__OBJECTIVE__. Start at the line containing "What matplotlib code", stop at the line containing "import numpy as np", and please reproduce every line in between, both ends included, without pictures.

__DATASET ENTRIES__.
▼▼▼

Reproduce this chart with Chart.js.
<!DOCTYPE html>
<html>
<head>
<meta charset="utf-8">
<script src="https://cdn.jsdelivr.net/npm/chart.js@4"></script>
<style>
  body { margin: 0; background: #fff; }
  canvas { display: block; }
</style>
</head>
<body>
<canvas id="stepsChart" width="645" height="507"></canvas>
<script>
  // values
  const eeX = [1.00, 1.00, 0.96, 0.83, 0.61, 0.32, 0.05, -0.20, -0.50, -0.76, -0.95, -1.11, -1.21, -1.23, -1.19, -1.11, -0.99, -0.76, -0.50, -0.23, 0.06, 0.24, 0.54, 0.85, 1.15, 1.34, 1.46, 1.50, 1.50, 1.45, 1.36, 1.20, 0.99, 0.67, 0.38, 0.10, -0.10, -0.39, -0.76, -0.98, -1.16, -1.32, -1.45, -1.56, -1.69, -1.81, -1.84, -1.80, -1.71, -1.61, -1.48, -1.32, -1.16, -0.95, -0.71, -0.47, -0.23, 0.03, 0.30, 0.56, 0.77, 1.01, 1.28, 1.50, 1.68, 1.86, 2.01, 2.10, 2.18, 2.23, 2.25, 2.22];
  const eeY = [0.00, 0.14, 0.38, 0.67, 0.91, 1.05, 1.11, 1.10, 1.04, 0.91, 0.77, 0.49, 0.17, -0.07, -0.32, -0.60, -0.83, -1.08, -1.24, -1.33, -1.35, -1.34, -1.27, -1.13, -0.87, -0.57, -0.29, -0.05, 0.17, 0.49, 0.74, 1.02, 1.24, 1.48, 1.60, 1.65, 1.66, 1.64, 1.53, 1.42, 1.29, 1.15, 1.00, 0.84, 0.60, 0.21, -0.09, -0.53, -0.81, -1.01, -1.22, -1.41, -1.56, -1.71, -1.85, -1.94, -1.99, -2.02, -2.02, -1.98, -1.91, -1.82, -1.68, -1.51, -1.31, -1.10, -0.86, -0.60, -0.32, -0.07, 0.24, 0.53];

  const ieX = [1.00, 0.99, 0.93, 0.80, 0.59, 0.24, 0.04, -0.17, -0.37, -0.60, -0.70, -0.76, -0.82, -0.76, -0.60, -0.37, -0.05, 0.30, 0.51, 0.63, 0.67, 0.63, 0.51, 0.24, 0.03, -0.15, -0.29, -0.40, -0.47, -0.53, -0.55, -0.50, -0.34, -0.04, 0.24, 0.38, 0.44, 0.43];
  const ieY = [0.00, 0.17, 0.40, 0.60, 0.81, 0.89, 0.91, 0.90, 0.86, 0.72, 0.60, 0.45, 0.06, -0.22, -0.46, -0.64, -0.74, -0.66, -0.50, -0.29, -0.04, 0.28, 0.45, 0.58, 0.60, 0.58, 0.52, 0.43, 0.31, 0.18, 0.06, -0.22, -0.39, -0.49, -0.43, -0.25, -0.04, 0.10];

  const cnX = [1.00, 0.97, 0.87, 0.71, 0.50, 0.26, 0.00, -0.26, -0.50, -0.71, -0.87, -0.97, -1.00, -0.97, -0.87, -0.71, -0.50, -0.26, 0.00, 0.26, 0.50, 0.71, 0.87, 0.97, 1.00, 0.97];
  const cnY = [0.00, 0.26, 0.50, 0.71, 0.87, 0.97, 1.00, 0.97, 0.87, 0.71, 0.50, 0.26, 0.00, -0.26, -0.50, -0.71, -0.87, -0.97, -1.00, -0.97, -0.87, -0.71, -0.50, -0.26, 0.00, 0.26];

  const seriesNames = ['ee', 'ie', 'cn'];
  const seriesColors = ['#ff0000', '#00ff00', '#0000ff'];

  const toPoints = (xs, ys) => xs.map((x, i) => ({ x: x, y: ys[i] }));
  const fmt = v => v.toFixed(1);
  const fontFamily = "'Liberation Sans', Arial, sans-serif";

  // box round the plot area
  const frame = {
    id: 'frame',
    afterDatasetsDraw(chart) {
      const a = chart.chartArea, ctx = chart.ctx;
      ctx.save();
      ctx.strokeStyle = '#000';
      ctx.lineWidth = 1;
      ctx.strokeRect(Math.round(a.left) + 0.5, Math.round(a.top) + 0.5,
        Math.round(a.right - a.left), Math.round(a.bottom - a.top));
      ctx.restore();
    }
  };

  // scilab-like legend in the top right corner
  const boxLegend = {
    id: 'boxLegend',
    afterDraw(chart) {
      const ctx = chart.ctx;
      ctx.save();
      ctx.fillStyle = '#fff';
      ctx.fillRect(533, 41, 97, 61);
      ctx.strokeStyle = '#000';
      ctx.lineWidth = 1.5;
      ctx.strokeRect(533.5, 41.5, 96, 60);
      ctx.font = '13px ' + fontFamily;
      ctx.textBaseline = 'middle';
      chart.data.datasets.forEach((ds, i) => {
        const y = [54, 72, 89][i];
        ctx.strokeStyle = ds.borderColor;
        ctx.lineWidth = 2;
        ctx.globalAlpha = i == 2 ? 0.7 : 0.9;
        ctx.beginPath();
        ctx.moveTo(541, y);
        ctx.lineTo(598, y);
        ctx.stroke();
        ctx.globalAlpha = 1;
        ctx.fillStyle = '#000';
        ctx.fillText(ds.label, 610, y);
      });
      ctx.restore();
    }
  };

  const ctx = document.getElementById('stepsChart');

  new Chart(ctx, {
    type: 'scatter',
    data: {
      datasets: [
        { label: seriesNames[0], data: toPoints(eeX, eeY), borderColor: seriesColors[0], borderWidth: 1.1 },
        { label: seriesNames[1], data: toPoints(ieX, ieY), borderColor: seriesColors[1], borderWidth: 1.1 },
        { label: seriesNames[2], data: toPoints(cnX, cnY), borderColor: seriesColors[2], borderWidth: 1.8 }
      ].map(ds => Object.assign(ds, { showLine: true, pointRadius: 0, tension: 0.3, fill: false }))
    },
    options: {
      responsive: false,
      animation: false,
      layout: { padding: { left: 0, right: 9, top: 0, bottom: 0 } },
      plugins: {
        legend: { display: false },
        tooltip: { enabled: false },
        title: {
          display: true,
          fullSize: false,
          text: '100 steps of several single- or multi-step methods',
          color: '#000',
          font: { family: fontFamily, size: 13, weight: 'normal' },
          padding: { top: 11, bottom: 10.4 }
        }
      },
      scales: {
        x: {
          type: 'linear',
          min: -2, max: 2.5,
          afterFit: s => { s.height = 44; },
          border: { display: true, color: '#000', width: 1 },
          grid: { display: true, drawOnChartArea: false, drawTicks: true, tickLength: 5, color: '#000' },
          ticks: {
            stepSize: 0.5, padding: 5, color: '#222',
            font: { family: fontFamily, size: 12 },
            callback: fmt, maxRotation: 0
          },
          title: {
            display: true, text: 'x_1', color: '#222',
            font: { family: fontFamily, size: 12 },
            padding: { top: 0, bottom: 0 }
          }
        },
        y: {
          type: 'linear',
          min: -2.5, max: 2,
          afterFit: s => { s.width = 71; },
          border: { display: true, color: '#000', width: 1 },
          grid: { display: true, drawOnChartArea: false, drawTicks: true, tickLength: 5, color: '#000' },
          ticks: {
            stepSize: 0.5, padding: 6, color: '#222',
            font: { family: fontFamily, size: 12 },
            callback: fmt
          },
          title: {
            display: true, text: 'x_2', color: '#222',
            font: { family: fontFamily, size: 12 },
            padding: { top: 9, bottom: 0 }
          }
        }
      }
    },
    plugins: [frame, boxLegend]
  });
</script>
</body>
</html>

▲▲▲
▼▼▼

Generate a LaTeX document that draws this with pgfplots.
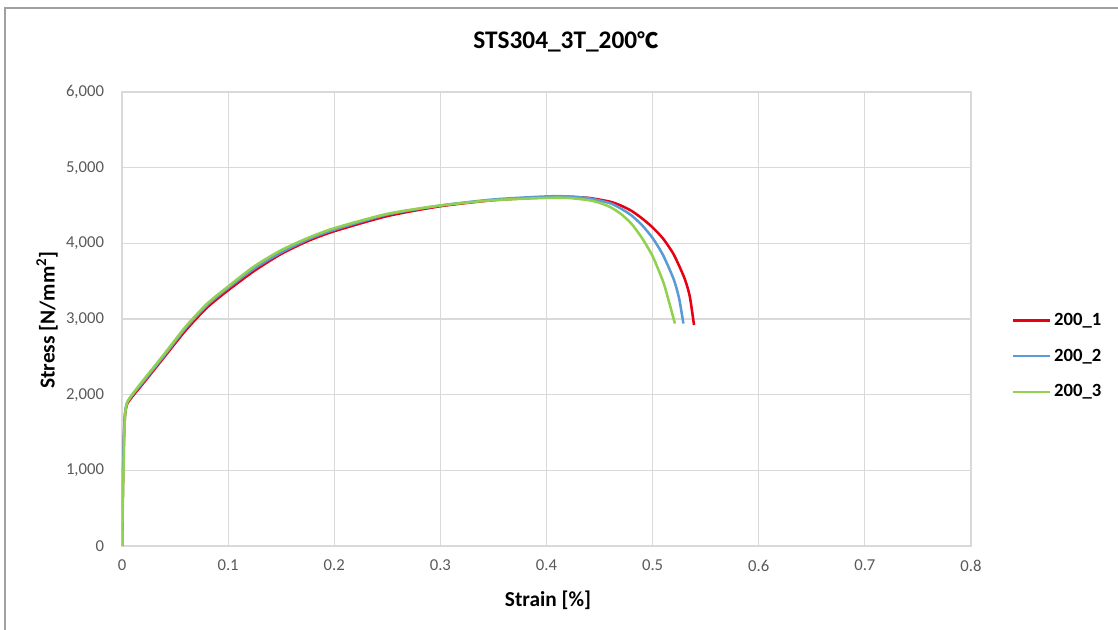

▲▲▲
▼▼▼

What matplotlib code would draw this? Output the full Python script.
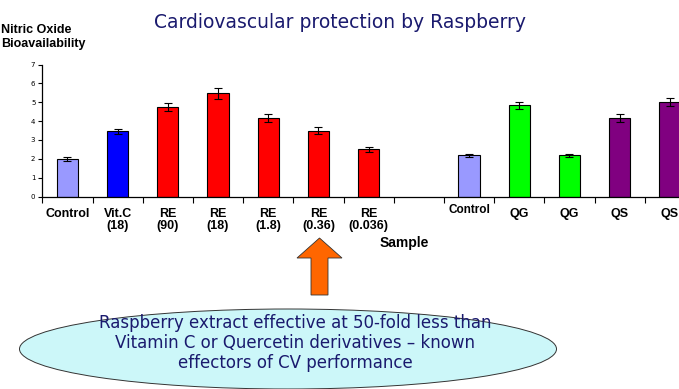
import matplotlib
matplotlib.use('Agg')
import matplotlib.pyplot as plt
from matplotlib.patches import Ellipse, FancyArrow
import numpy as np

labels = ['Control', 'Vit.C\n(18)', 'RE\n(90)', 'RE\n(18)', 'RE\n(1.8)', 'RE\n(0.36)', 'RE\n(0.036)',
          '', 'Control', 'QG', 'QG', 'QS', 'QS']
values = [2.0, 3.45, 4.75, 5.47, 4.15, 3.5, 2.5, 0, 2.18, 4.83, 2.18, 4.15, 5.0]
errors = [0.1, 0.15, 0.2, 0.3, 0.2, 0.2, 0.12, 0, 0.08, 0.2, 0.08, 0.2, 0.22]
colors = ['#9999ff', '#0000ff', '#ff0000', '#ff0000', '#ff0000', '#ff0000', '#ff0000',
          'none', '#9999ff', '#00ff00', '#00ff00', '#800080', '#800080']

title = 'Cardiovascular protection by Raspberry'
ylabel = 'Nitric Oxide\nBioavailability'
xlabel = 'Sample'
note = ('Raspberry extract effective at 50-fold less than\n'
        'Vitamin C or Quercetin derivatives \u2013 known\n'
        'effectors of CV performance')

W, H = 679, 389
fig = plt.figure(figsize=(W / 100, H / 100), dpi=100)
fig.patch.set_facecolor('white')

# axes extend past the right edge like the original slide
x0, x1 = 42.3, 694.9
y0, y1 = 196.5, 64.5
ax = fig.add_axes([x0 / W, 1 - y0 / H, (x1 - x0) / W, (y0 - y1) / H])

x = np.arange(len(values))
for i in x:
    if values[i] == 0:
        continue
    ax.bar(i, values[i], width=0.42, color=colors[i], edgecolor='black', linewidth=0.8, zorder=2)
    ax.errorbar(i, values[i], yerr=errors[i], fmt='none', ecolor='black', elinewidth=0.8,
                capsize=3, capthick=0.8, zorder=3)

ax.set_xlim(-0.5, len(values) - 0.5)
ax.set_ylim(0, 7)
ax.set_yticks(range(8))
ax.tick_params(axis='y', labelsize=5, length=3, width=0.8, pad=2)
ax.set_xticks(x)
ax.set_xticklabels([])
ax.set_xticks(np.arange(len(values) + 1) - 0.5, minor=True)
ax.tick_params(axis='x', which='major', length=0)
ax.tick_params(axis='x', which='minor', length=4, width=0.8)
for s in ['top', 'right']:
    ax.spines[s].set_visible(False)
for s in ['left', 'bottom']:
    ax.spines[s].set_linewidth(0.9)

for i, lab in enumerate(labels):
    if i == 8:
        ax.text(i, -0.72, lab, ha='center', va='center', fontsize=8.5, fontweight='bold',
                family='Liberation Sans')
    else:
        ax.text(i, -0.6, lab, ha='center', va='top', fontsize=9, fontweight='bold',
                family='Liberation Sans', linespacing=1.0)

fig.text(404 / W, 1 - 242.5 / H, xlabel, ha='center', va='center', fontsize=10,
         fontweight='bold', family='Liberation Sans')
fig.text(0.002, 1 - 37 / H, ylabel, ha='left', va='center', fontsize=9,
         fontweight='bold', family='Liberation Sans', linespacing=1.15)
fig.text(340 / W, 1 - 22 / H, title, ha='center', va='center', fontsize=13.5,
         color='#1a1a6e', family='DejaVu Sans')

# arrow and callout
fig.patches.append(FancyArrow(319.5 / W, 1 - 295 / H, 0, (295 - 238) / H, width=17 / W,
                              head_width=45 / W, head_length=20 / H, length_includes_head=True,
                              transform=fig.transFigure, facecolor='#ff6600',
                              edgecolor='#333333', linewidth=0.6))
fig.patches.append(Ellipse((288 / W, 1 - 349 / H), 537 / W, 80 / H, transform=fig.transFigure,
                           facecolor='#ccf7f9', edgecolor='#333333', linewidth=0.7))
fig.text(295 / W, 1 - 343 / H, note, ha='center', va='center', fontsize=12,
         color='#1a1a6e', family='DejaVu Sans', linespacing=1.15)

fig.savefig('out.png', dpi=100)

▲▲▲

__OUTPUT FOR THIS TASK__.
What matplotlib code would draw this? Output the full Python script.
import matplotlib
matplotlib.use('Agg')
import matplotlib.pyplot as plt
from matplotlib.patches import Ellipse, FancyArrow
import numpy as np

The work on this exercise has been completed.